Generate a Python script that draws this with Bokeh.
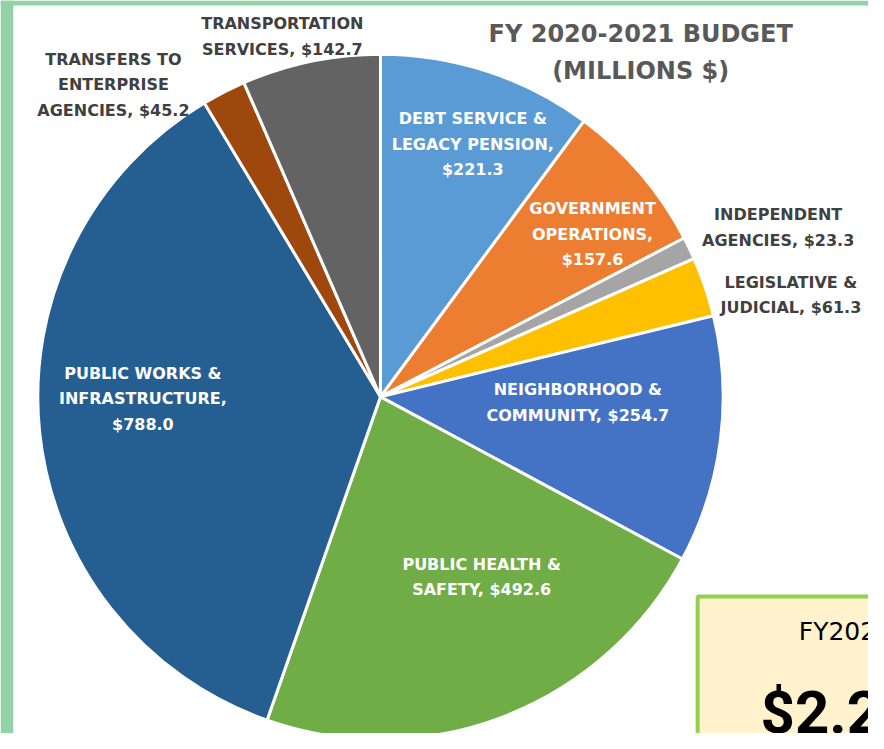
import numpy as np
from bokeh.plotting import figure
from bokeh.models import Range1d, ColumnDataSource
from bokeh.core.properties import value
from bokeh.embed import file_html
from bokeh.resources import INLINE

# ---- data ----
categories = ["Debt Service & Legacy Pension", "Government Operations", "Independent Agencies",
              "Legislative & Judicial", "Neighborhood & Community", "Public Health & Safety",
              "Public Works & Infrastructure", "Transfers to Enterprise Agencies",
              "Transportation Services"]
values = [221.3, 157.6, 23.3, 61.3, 254.7, 492.6, 788.0, 45.2, 142.7]
colors = ["#5B9BD5", "#ED7D31", "#A5A5A5", "#FFC000", "#4472C4", "#70AD47",
          "#255E91", "#9E480E", "#636363"]
label_lines = [
    ["DEBT SERVICE &", "LEGACY PENSION,", "$221.3"],
    ["GOVERNMENT", "OPERATIONS,", "$157.6"],
    ["INDEPENDENT", "AGENCIES, $23.3"],
    ["LEGISLATIVE &", "JUDICIAL, $61.3"],
    ["NEIGHBORHOOD &", "COMMUNITY, $254.7"],
    ["PUBLIC HEALTH &", "SAFETY, $492.6"],
    ["PUBLIC WORKS &", "INFRASTRUCTURE,", "$788.0"],
    ["TRANSFERS TO", "ENTERPRISE", "AGENCIES, $45.2"],
    ["TRANSPORTATION", "SERVICES, $142.7"],
]
title_lines = ["FY 2020-2021 BUDGET", "(MILLIONS $)"]
box_lines = ["FY2020-2021 TOTAL BUDGET", "$2.2 BILLION"]

# ---- layout: data units = reference-image pixels (y measured from top, flipped) ----
W, H = 868, 733
REF_W, REF_H = 884, 749
cx, cy_top, R = 387, 405, 349
label_pos = [(481, 121), (603, 213), (792, 219), (805, 288), (588, 398),
             (490, 576), (145, 381), (115, 60), (287, 24)]
label_gap = 26
inside = [True, True, False, False, True, True, True, False, False]


def py(y):
    return REF_H - y


p = figure(width=W, height=H, output_backend="svg", toolbar_location=None,
           x_range=Range1d(0, REF_W), y_range=Range1d(0, REF_H),
           min_border_left=0, min_border_right=0, min_border_top=0, min_border_bottom=0)
p.axis.visible = False
p.grid.visible = False
p.outline_line_color = None
p.background_fill_color = "white"
p.border_fill_color = "white"

# green page frame (left and top strips)
green = "#93D2A7"
p.quad(left=[0, 0], right=[13, REF_W], top=[REF_H, REF_H], bottom=[0, py(5)],
       fill_color=green, line_color=None)

vals = np.array(values)
cum = np.concatenate([[0], np.cumsum(vals)])
total = cum[-1]
start = np.pi / 2 - cum[:-1] / total * 2 * np.pi
end = np.pi / 2 - cum[1:] / total * 2 * np.pi
src = ColumnDataSource(dict(cat=categories, val=values, color=colors, start=start, end=end))
p.wedge(x=cx, y=py(cy_top), radius=R, start_angle="start", end_angle="end", direction="clock",
        fill_color="color", line_color="white", line_width=3, source=src)

font = value("DejaVu Sans")
xs, ys, ts, cs = [], [], [], []
for lines, (lx, ly), ins in zip(label_lines, label_pos, inside):
    for k, t in enumerate(lines):
        xs.append(lx)
        ys.append(py(ly + k * label_gap))
        ts.append(t)
        cs.append("white" if ins else "#404040")
p.text(x=xs, y=ys, text=ts, text_color=cs, text_align="center", text_baseline="middle",
       text_font=font, text_font_style="bold", text_font_size="16px")

p.text(x=[652, 652], y=[py(34), py(72)], text=title_lines, text_color="#595959",
       text_align="center", text_baseline="middle", text_font=font,
       text_font_style="bold", text_font_size="24px")

# total box (extends past the right edge, as in the reference)
p.quad(left=710, right=1000, top=py(609), bottom=py(800), fill_color="#FFF2CC",
       line_color="#92D050", line_width=4)
p.text(x=[813], y=[py(645)], text=[box_lines[0]], text_color="black", text_align="left",
       text_baseline="alphabetic", text_font=font, text_font_size="25px")
p.text(x=[774], y=[py(728)], text=[box_lines[1]], text_color="black", text_align="left",
       text_baseline="alphabetic", text_font=value("Roboto"), text_font_style="bold",
       text_font_size="60px")

open("out.html", "w").write(file_html(p, INLINE))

====================

Restate the data word for word from its first line through the line with "from bokeh.resources import INLINE", leaving out any picture along the way.

- SOLVED EXERCISE -
Generate a Python script that draws this with Bokeh.
import numpy as np
from bokeh.plotting import figure
from bokeh.models import Range1d, ColumnDataSource
from bokeh.core.properties import value
from bokeh.embed import file_html
from bokeh.resources import INLINE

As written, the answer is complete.